I want to share a great research-based Harvard Business Review article (read the full article here) written by strategic planning guru Michael Porter. It focuses on how CEOs spend their time. It’s a bit long so here are my key take-aways:
- CEOs of multi-billion dollar companies work an average of 62 hours a week. If you are working more than this then that’s more of a choice than “comes with the territory.”
- If you are working too many hours, chances are you have a team you don’t trust to do the work. Upgrade!
- If you are working too much you’re probably spending too much time in meetings. Most hour-long meetings are 30 to 45 minutes longer than they need to be. Never meet without an agenda.
- CEOs of very large companies sleep 7 hours a night on average.

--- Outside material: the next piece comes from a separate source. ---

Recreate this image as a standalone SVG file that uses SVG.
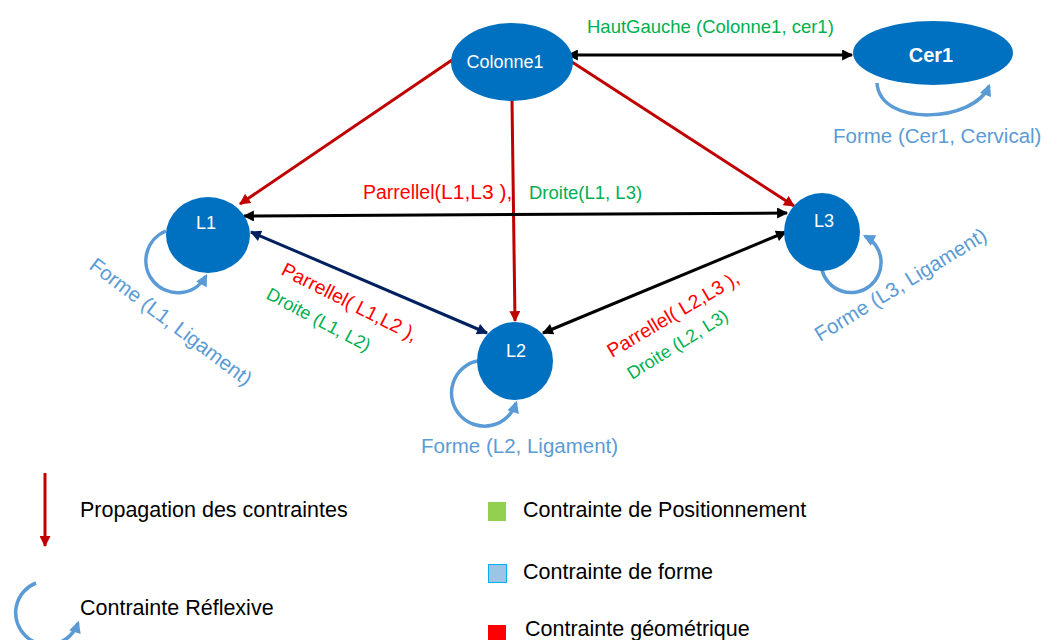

Given the research on the relationship between sleep and health, don’t sleep less than 7 – 8 hours a night.
- Get your EA to filter and redirect your incoming emails. Be very careful of how you use (send) email—you are creating the company’s email norms. You risk creating unnecessary work for many in your company and setting bad examples by sending emails at 10 pm, on vacation and on the weekend.
- Most CEOs of larger companies spend significant time on strategy and culture—it determines how they spend the rest of their day. Most have personal agendas (intentions, goals, principles that keep them on track) and strategies that keep everyone focused and aligned on what creates value.
- Let go: don’t spend so much time in operational and financial review sessions and be sure to fully shed your prior role when you step into your new one.
- Make sure you schedule enough uninterrupted alone time into your week—28%-plus.
- Build one-to-one relationships.
- Be careful to not spend too much time on community boards.
- Don’t over-emphasize doing, thinking, problem-solving and flexing your power. Indirect, human interaction, symbolism, and having others legitimize you as their leader are more important factors to CEO effectiveness.
- There is no one way to do leadership. The variability in how an executive spends his or her time should be expected given the various ways people think, process information, and communicate.